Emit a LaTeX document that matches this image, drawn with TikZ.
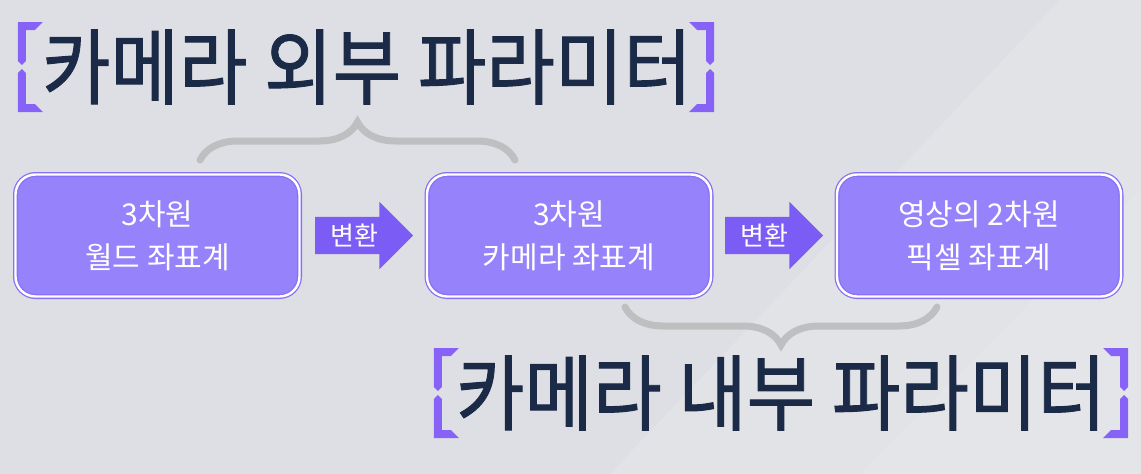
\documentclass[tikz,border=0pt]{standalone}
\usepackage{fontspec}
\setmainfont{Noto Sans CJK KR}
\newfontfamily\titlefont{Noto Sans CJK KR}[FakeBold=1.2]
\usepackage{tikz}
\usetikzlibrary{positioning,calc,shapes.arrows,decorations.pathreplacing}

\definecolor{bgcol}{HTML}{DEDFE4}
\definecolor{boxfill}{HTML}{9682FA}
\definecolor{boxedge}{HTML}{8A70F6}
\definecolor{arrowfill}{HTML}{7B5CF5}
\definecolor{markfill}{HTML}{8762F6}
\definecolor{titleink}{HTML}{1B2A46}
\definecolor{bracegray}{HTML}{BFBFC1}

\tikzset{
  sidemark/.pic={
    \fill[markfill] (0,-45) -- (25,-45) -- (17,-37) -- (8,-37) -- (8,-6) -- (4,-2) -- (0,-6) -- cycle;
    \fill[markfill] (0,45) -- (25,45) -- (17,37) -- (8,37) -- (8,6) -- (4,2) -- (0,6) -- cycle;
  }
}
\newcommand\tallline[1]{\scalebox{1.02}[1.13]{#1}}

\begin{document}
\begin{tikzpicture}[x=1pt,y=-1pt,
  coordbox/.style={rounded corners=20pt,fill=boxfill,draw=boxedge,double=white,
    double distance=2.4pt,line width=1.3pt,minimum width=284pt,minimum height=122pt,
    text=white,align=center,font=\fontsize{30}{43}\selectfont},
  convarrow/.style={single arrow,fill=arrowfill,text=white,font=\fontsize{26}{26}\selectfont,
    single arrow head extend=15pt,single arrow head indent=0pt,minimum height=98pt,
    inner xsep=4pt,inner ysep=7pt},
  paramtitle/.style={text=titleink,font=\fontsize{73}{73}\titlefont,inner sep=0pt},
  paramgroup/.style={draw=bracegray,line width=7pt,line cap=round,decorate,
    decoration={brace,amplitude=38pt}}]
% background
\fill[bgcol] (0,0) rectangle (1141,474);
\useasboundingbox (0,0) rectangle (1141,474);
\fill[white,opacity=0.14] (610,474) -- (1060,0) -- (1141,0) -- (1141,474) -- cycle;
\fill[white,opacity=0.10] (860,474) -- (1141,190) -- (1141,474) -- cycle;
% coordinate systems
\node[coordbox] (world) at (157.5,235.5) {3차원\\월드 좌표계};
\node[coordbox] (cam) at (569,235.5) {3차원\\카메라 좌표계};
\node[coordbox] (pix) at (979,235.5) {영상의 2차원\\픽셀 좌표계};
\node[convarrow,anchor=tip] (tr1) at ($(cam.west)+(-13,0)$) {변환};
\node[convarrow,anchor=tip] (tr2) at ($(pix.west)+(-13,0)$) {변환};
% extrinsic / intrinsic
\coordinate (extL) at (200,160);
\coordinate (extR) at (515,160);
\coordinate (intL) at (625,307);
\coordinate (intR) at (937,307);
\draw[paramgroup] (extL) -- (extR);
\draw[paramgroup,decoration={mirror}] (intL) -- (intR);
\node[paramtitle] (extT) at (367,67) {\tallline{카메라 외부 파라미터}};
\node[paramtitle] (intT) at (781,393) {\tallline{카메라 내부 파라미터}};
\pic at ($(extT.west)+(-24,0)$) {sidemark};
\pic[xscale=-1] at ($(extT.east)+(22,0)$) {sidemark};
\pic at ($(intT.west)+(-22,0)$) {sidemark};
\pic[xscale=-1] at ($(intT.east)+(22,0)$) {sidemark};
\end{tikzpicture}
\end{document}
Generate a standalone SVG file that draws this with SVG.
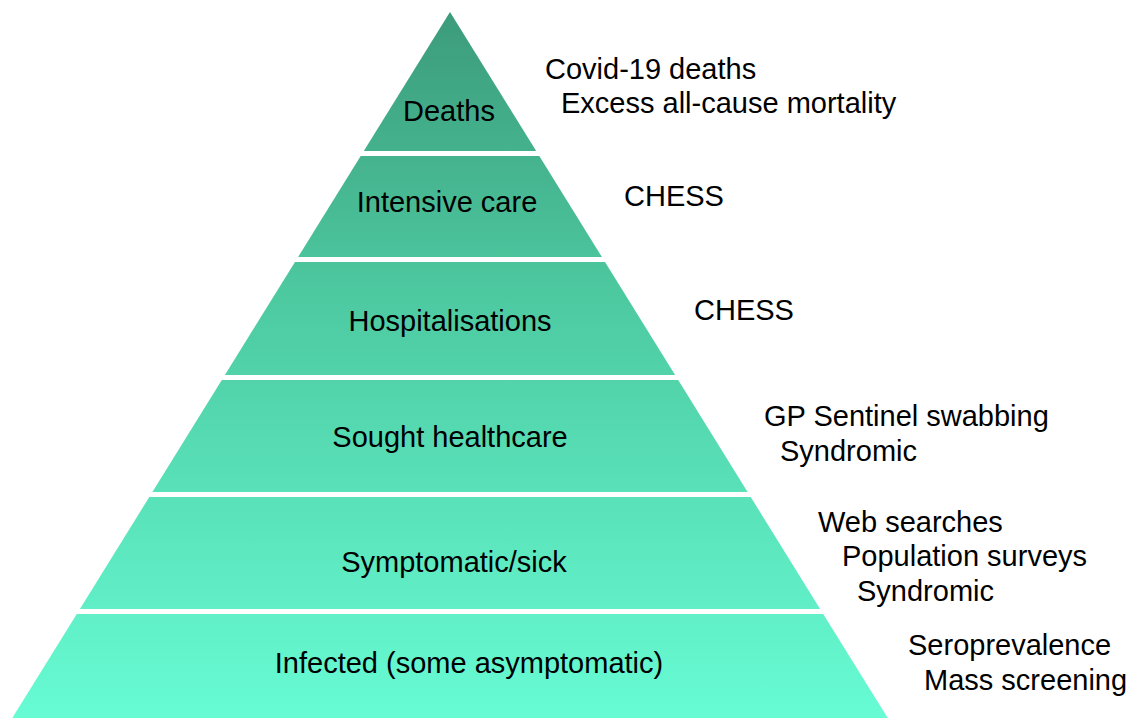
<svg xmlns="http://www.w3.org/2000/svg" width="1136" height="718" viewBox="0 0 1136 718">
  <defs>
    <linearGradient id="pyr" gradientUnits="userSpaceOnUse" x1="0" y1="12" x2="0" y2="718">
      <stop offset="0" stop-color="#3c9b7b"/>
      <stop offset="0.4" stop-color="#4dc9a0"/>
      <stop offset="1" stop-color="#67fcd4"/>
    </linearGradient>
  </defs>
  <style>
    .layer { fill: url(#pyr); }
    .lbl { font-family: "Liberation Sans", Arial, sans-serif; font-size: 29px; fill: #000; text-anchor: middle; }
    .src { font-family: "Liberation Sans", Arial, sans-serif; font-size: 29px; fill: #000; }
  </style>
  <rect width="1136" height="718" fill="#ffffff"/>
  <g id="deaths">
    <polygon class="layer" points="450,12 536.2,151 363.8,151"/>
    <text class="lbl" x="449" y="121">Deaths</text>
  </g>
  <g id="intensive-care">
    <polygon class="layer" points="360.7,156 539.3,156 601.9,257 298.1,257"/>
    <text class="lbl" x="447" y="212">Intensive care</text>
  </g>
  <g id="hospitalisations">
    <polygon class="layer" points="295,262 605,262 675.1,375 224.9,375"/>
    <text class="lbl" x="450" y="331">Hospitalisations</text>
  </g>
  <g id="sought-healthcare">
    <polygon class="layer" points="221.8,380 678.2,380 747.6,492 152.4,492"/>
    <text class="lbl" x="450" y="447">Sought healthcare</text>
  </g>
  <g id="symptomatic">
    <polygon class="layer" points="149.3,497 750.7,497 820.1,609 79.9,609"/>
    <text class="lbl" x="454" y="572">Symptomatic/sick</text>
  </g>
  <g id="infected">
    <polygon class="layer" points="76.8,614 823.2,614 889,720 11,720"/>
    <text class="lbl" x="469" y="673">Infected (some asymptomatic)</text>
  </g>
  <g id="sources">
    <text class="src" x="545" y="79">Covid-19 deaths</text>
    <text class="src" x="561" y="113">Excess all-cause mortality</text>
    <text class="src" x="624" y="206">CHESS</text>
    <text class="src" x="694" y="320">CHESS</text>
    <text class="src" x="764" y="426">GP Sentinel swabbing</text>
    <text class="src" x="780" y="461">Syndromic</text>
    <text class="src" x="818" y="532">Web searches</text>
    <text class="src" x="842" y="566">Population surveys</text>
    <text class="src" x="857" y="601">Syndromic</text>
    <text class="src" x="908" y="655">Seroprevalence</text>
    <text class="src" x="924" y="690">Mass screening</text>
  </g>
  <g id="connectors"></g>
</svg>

----------

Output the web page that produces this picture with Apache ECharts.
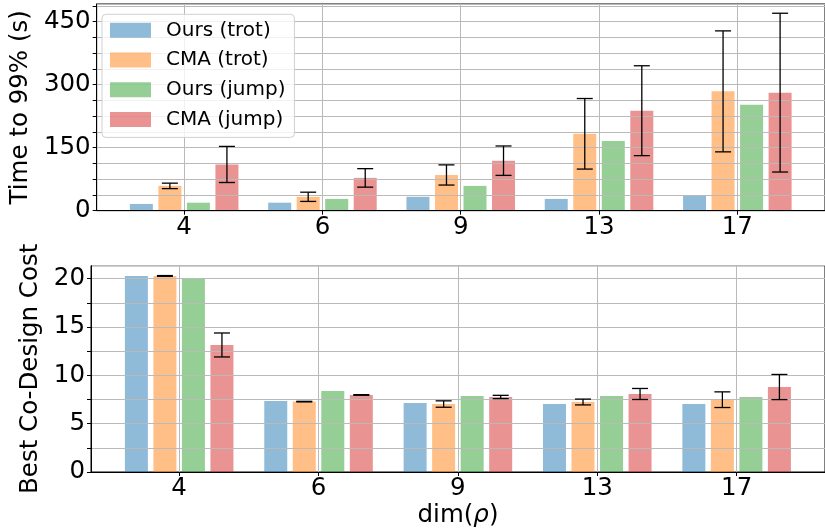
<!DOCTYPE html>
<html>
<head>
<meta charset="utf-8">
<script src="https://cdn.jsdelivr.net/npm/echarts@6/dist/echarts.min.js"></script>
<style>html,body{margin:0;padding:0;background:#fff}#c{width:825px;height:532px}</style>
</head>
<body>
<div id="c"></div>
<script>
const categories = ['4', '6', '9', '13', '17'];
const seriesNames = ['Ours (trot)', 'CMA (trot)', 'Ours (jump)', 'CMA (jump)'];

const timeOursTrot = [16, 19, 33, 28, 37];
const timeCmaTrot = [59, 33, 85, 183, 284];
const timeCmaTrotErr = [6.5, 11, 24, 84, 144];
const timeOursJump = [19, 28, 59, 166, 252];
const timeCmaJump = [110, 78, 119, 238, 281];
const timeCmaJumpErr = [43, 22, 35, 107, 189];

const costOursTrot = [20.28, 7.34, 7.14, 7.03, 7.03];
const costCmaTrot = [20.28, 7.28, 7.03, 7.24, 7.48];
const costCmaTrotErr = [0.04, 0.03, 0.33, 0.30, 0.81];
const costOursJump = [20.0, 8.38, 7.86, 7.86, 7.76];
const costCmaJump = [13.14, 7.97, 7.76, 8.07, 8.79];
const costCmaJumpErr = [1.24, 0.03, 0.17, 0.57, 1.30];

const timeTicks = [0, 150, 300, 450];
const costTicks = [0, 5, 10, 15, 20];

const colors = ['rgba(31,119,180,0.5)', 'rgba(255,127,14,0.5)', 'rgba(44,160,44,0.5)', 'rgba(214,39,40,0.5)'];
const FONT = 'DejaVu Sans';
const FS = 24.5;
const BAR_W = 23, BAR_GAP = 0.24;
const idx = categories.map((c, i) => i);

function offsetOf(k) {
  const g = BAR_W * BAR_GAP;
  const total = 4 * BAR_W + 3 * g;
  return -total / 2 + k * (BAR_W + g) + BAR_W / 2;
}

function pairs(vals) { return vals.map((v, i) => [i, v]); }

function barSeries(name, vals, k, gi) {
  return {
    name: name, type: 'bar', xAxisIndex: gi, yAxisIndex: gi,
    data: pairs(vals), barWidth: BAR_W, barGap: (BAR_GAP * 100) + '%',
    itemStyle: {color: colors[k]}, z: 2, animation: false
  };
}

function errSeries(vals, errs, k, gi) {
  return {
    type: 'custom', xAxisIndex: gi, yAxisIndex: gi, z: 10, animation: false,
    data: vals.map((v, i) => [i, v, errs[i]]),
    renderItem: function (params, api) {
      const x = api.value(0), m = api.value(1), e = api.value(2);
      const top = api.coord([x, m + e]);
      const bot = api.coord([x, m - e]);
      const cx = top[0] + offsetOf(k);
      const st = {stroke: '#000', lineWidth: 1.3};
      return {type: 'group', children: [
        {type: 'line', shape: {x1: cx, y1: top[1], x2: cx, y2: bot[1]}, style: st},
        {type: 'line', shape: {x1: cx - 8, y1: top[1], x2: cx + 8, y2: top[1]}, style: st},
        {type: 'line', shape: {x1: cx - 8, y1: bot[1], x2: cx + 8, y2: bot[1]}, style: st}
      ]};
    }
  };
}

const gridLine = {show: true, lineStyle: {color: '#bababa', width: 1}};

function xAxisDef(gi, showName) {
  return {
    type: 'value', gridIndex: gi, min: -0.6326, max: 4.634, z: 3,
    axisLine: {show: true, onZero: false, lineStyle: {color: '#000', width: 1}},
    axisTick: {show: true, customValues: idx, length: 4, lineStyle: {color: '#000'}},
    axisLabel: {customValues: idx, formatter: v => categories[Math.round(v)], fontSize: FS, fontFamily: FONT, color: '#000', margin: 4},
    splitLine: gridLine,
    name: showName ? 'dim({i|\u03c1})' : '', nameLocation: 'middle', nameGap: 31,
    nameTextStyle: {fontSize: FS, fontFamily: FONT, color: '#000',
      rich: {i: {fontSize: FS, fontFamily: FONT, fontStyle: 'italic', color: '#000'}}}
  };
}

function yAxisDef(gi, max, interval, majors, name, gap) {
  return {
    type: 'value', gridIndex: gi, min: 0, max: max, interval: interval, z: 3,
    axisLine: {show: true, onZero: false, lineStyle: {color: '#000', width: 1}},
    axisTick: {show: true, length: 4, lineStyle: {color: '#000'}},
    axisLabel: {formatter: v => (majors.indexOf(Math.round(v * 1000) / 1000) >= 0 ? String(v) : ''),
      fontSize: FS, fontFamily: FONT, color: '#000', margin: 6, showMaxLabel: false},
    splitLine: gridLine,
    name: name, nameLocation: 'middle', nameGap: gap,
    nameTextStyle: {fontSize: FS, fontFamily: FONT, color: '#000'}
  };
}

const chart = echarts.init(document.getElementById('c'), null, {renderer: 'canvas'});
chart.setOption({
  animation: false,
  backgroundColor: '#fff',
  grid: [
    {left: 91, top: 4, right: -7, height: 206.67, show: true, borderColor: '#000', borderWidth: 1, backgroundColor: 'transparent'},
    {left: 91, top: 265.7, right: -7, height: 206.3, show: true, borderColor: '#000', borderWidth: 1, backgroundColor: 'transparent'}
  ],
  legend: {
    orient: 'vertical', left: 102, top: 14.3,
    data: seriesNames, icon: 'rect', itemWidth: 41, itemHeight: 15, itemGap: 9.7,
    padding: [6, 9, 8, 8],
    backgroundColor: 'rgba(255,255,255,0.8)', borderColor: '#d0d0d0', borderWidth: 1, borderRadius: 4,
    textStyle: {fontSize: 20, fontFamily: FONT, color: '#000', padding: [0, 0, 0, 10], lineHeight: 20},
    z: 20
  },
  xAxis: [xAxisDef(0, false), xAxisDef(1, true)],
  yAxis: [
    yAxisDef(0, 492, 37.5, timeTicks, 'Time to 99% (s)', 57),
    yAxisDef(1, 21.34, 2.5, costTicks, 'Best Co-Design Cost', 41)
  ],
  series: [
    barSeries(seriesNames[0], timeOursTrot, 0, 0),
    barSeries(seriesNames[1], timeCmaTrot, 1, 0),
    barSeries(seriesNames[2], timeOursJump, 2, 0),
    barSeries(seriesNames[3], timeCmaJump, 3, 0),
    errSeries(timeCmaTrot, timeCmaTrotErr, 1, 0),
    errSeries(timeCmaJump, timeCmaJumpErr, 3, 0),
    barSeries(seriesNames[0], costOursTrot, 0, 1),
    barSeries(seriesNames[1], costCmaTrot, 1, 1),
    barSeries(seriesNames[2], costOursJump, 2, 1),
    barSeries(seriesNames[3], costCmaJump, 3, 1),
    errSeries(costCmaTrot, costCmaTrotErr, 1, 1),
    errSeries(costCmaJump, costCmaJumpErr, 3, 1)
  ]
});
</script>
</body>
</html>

----------

**YOUR INSTRUCTIONS:** Make an exact copy of only the lines from the one with "Output the web" through the one with "const timeCmaJumpErr = [43, 22, 35, 107, 189];". Pictures don't belong in it.

**OUTPUT:**
Output the web page that produces this picture with Apache ECharts.
<!DOCTYPE html>
<html>
<head>
<meta charset="utf-8">
<script src="https://cdn.jsdelivr.net/npm/echarts@6/dist/echarts.min.js"></script>
<style>html,body{margin:0;padding:0;background:#fff}#c{width:825px;height:532px}</style>
</head>
<body>
<div id="c"></div>
<script>
const categories = ['4', '6', '9', '13', '17'];
const seriesNames = ['Ours (trot)', 'CMA (trot)', 'Ours (jump)', 'CMA (jump)'];

const timeOursTrot = [16, 19, 33, 28, 37];
const timeCmaTrot = [59, 33, 85, 183, 284];
const timeCmaTrotErr = [6.5, 11, 24, 84, 144];
const timeOursJump = [19, 28, 59, 166, 252];
const timeCmaJump = [110, 78, 119, 238, 281];
const timeCmaJumpErr = [43, 22, 35, 107, 189];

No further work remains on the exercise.